GOAL OF THE EXERCISE :: The answer is one number: how many lines in the data below hold "matplotlib".

* START PROVIDED DATA *

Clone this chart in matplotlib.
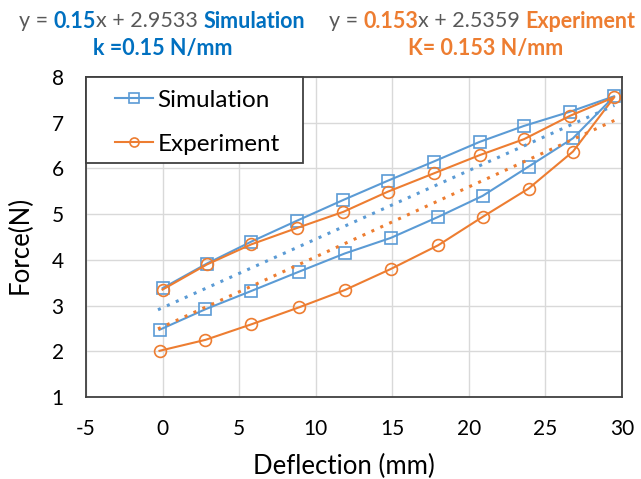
import matplotlib.pyplot as plt
from matplotlib.patches import Rectangle

plt.rcParams['font.family'] = ['Lato', 'DejaVu Sans']
plt.rcParams['axes.unicode_minus'] = False

# loading then unloading path (mm, N)
sim_x = [0, 2.9, 5.8, 8.8, 11.8, 14.7, 17.7, 20.7, 23.6, 26.6, 29.5,
         26.8, 23.9, 20.9, 18.0, 14.9, 11.9, 8.9, 5.8, 2.8, -0.2]
sim_y = [3.38, 3.92, 4.40, 4.86, 5.31, 5.73, 6.15, 6.58, 6.93, 7.24, 7.58,
         6.66, 6.04, 5.40, 4.94, 4.48, 4.14, 3.74, 3.32, 2.92, 2.47]
exp_x = [0, 2.9, 5.8, 8.8, 11.8, 14.7, 17.7, 20.7, 23.6, 26.6, 29.5,
         26.8, 23.9, 20.9, 18.0, 14.9, 11.9, 8.9, 5.8, 2.8, -0.2]
exp_y = [3.35, 3.90, 4.34, 4.70, 5.05, 5.49, 5.89, 6.29, 6.64, 7.15, 7.56,
         6.37, 5.56, 4.94, 4.32, 3.80, 3.34, 2.96, 2.59, 2.25, 2.01]

# linear trendlines shown in the header
sim_k, sim_b = 0.15, 2.9533
exp_k, exp_b = 0.153, 2.5359
trend_x = [-0.3, 29.5]

blue = '#5B9BD5'
orange = '#ED7D31'
dark_blue = '#0070C0'
gray = '#595959'
W, H = 641, 479

fig = plt.figure(figsize=(6.41, 4.79), dpi=100)
ax = fig.add_axes([86 / W, 1 - 397 / H, 536 / W, 320 / H])

ax.plot(sim_x, sim_y, color=blue, lw=1.5, marker='s', ms=8,
        mfc='none', mec=blue, mew=1.2, label='Simulation')
ax.plot(exp_x, exp_y, color=orange, lw=1.5, marker='o', ms=8.5,
        mfc='none', mec=orange, mew=1.2, label='Experiment')
ax.plot(trend_x, [sim_k * x + sim_b for x in trend_x], color=blue,
        lw=2.2, ls=(0, (1, 2.2)))
ax.plot(trend_x, [exp_k * x + exp_b for x in trend_x], color=orange,
        lw=2.2, ls=(0, (1, 2.2)))

ax.set_xlim(-5, 30)
ax.set_ylim(1, 8)
ax.set_xticks(range(-5, 31, 5))
ax.set_yticks(range(1, 9))
ax.grid(True, color='#D9D9D9', lw=1)
ax.set_axisbelow(True)
ax.tick_params(length=0, labelsize=15, colors='#000000')
ax.tick_params(axis='x', pad=16)
ax.tick_params(axis='y', pad=16)
for s in ax.spines.values():
    s.set_color('#404040')
    s.set_linewidth(1.3)

fig.text(344 / W, 1 - 466 / H, 'Deflection (mm)', fontsize=18.5,
         ha='center', va='center')
fig.text(20 / W, 1 - 245 / H, 'Force(N)', fontsize=18.5, rotation=90,
         ha='center', va='center')

# legend box drawn separately to get the wide Excel frame
fig.add_artist(Rectangle((86 / W, 1 - 163 / H), 217 / W, 86 / H,
                         transform=fig.transFigure, facecolor='white',
                         edgecolor='#404040', lw=1.3, zorder=3))
leg = fig.legend(*ax.get_legend_handles_labels(), loc='upper left',
                 bbox_to_anchor=(110 / W, 1 - 85 / H), fontsize=17.5,
                 handlelength=1.55, frameon=False, borderpad=0.2,
                 borderaxespad=0, labelspacing=0.95, handletextpad=0.2)
leg.set_zorder(4)
for h in leg.legend_handles:
    h.set_markersize(6.5)


def colored_line(pieces, cx, y, size):
    r = fig.canvas.get_renderer()
    texts = []
    for s, c, w in pieces:
        t = fig.text(0, y, s, color=c, fontweight=w, fontsize=size,
                     va='center', ha='left')
        texts.append(t)
    widths = [t.get_window_extent(r).width for t in texts]
    x = cx - sum(widths) / 2
    for t, wd in zip(texts, widths):
        t.set_x(x / W)
        x += wd


y1 = 1 - 21 / H
y2 = 1 - 49 / H
colored_line([('y = ', gray, 'normal'), ('0.15', dark_blue, 'bold'),
              ('x + 2.9533 ', gray, 'normal'), ('Simulation', dark_blue, 'bold')],
             162, y1, 15.5)
colored_line([('y = ', gray, 'normal'), ('0.153', orange, 'bold'),
              ('x + 2.5359 ', gray, 'normal'), ('Experiment', orange, 'bold')],
             482, y1, 15.5)
colored_line([('k =0.15 N/mm', dark_blue, 'bold')], 163, y2, 15.5)
colored_line([('K= 0.153 N/mm', orange, 'bold')], 486, y2, 15.5)

fig.savefig('out.png', dpi=100)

* END PROVIDED DATA *

FULL OUTPUT :: 3